Issues discussed at the conference included control of air pollution from feed yards and dairies; minimizing environmental impacts of feeding programs; rendering; interactions between housing and cow health; heat stress; microbiologic water quality; bedding management; photoperiod manipulation; and the influence of barn design on hygiene, lameness and udder health. It was noted that in the past 25 years, milk production has increased dramatically while most measures of health have deteriorated (see item #5). Also of note was a point made by a National By-Products spokesperson that 137 million pounds of waste animal tissues are created daily.  
"AABP Embraces Disabled Livestock, Dairy Cattle Welfare Guidelines," Current News, The Journal of the American Veterinary Medical Association, December 1, 2003.
"Air, Water, Land, Light: All Affect Cattle: AABP Conference," Current News, The Journal of the American Veterinary Medical Association, Susan C. Kahler, December 15, 2002.

During a recent Dairy Business Association conference, John Fetrow, a professor of diary production medicine at the University of Minnesota named the following 13 points as likely to continue to be controversial: tail docking, nonambulatory cattle, stanchions and tie-stalls, denying access to pasture, calf hutches and crates, separating calves from their mothers at birth, lameness, castration, dehorning, castration and dehorning without anesthetics, singeing udders, BST, and using prods, nose leads, and nose rings. Fetrow advised operators: "Every industry is always asked to improve....Get over it. That's just the way it is." In particular, the article addresses tail docking and herd size.
"Cow Controversies Likely to Continue," Agri-View, Ron Johnson, December 20, 2002.

McDonald's is hoping to cash in on "Home on the Range," an animated film featuring 3 cows who act as bounty hunters looking for cattle rustlers (with voice-overs by Roseanne Barr and Cuba Gooding Jr.), to be released by Walt Disney Pictures next autumn. McDonald's plans to begin selling milk with its "Happy Meals," and the movie will be cross-promoted with the company's "milk chugs." The project is said to be an "incredible marketing coup" for dairy promotion groups with whom Disney has been cooperatively working.
"Disney Project Highlights Cooperative Effort," Food System Insider, Insights, January 1, 2003.
"Mickey McMoo Marriage," Outlook, Dairy Today, January 2003.
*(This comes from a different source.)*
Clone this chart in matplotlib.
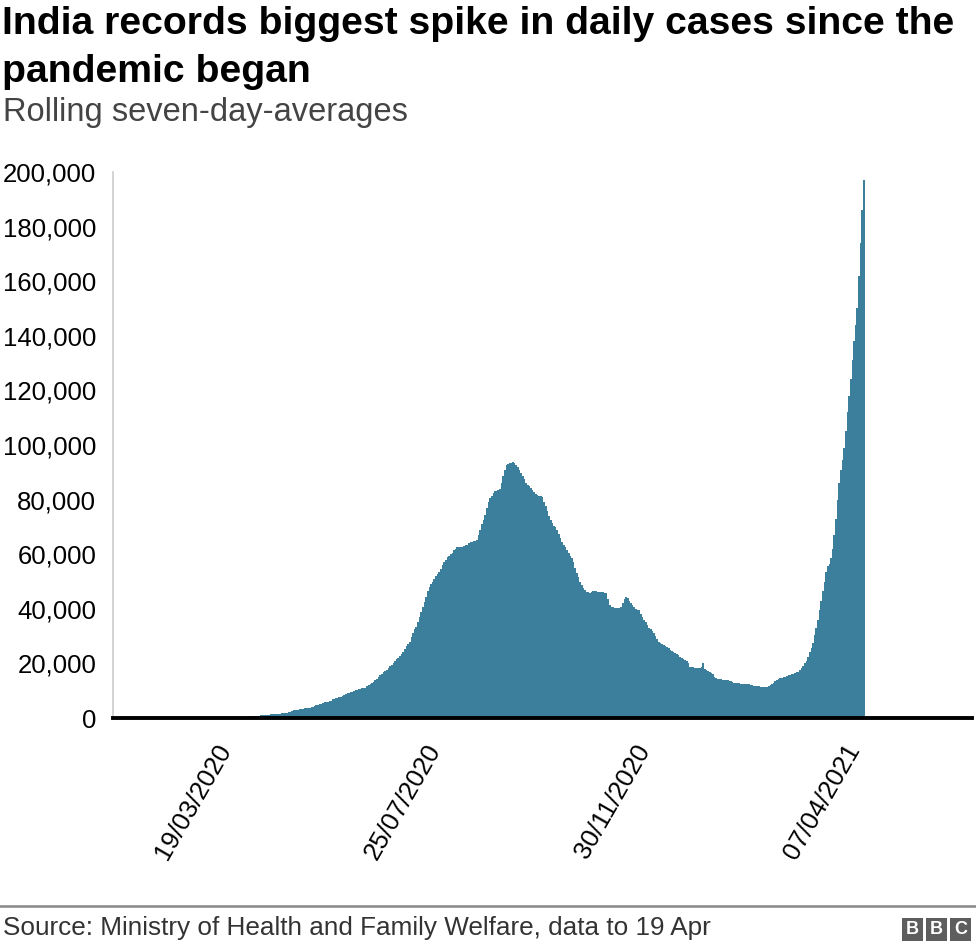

McDonald's announced it would begin selling cartons of organic, semi-skimmed milk in its U.K. outlets as of February 2nd. For now, the change will not include milk used in other items, such as its milkshakes. Two years ago, the company's U.K. outlets began using free-range eggs in its breakfasts, and Swedish McDonald's already sell organic milk and ice cream. A company spokesperson estimates the amount of milk the U.K. outlets will sell will constitute over 3% of the country's total market for liquid organic milk. Organic desserts may be next.
"McDonald's Switches to Organic Milk," Ananova, January 8, 2003.
"McDonald's to Sell Organic Milk," Independent Digital, Severin Carrell, January 12, 2003.